Is this a form of age discrimination? If walmart can refuse to sell to any one under 21. What if they refuse to sell to a woman or African American customers.

Now a military vet come home, 20 years old and maybe purple heart to boot. He is not good enough to buy a box of ammo? I know, preaching to the choir. I would hope.
 
I get surveyed all the time

So I sighed up for E-Rewards...as a frequent flier I added thousands of air miles as I answered surveys in my free time
Common theme for most retail type surveys is to have spread all through out questions about if I thought a company was Eco friendly , earth friendly, low pollution, socially responsible.....

Major corps have noticed a large segment of the population will not buy or will buy for some company based on how they FEEL about the company

Dick's made a good business decision... tick off very few gun buyers (in their chain) vs millions of soccer moms...

Delta IMO blew this one...SouthWest and American win...

Not too sure if Wally World should have kept quiet or not...I am a customer and in my brief travels around the USA and frequently going to WalMart....it seem to me they may be more like Delta than Dick's----Very broad customer base....

WalMart is likely to tick off as many typical frugal customers as attract more of the Socially conscious buyers.... who from my Texas view point...would rather shop Whole Foods type places..
 
There was an insurance industry article in my email in box this morning, explaining why these companies are taking such stands as this, or to abandon partnerships with the NRA.

The major reason is that 'the fear of economic harm by angry or disappointed stakeholders - called reputational risk - is much greater' now. Costs of 'reputational damage' have risen almost 500% over the past few years.
The goal of these risk management, financing and transfer strategies, is to "diffrentiate ethically responsible companies and ethical dutiful board members from their peers when reputational crises hit."

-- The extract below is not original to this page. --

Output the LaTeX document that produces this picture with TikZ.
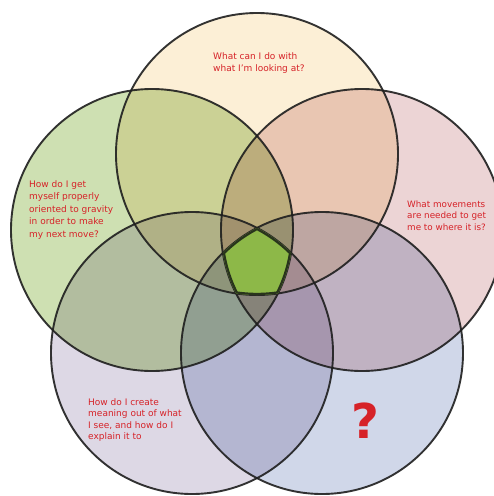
\documentclass[tikz,border=0pt]{standalone}
\usepackage{fontspec}
\setsansfont{DejaVu Sans}
\usetikzlibrary{positioning,calc}
\definecolor{lookfill}{RGB}{252,239,214}
\definecolor{movefill}{RGB}{236,212,213}
\definecolor{orientfill}{RGB}{206,224,178}
\definecolor{explainfill}{RGB}{221,216,229}
\definecolor{unknownfill}{RGB}{208,215,233}
\definecolor{corefill}{RGB}{141,184,72}
\definecolor{ringline}{RGB}{30,30,30}
\definecolor{coreline}{RGB}{40,52,28}
\definecolor{askred}{RGB}{214,34,40}
\tikzset{
    ring/.style={draw=ringline, line width=1.9pt, draw opacity=0.9},
    ask/.style={text=askred, align=left, anchor=north west, inner sep=0pt},
}

\begin{document}
\begin{tikzpicture}[x=1pt,y=-1pt]
    \clip (0,0) rectangle (494,496);
    \coordinate (look) at (257,154);
    \coordinate (orient) at (152,230);
    \coordinate (move) at (362,230);
    \coordinate (explain) at (192,353);
    \coordinate (unknown) at (322,353);
    \begin{scope}[blend group=multiply]
        \fill[lookfill] (look) circle (141pt);
        \fill[movefill] (move) circle (141pt);
        \fill[unknownfill] (unknown) circle (141pt);
        \fill[explainfill] (explain) circle (141pt);
        \fill[orientfill] (orient) circle (141pt);
    \end{scope}
    \draw[ring] (look) circle (141pt);
    \draw[ring] (move) circle (141pt);
    \draw[ring] (unknown) circle (141pt);
    \draw[ring] (explain) circle (141pt);
    \draw[ring] (orient) circle (141pt);
    % the part all five share
    \begin{scope}
        \clip (look) circle (141pt);
        \clip (move) circle (141pt);
        \clip (unknown) circle (141pt);
        \clip (explain) circle (141pt);
        \clip (orient) circle (141pt);
        \fill[corefill] (0,0) rectangle (494,496);
        \draw[coreline,line width=4.4pt] (look) circle (141pt) (move) circle (141pt)
            (unknown) circle (141pt) (explain) circle (141pt) (orient) circle (141pt);
    \end{scope}
    \node[ask,font=\sffamily\fontsize{9}{12}\selectfont] (lookq) at (213,52.4)
        {What can I do with\\what I'm looking at?}; %label
    \node[ask,font=\sffamily\fontsize{9}{12.5}\selectfont] (orientq) at (29,180.4)
        {How do I get\\myself properly\\oriented to gravity\\in order to make\\my next move?}; %label
    \node[ask,font=\sffamily\fontsize{8.8}{11.7}\selectfont] (moveq) at (407,200.4)
        {What movements\\are needed to get\\me to where it is?}; %label
    \node[ask,font=\sffamily\fontsize{9}{11.3}\selectfont] (explainq) at (88,398.4)
        {How do I create\\meaning out of what\\I see, and how do I\\explain it to}; %label
    \node[text=askred,font=\sffamily\bfseries\fontsize{48}{48}\selectfont] (unknownq) at (365,421) {?};
\end{tikzpicture}
\end{document}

Only at the end of the article does the author make a reference to "companies need...to do the right thing...."

Its obviously economic reasons than actual politically motivated.
 
It is a little amusing to see all the ranting. Lest you forget:

Walmart was late to the game in 1993 when it decided to stop selling handguns. Other major retailers such as Sears and J.C. Penney had pulled firearms from their shelves years earlier, as the New York Times reported at the time.

https://www.washingtonpost.com/news...ming-more-restrictive/?utm_term=.4cab91049db4

Remember when they cut out firearms sales in many stores?

What else is new?

When I was a kid, Macy's in NYC had barrels of WWII surplus long arms for sale - cheap. Do they now?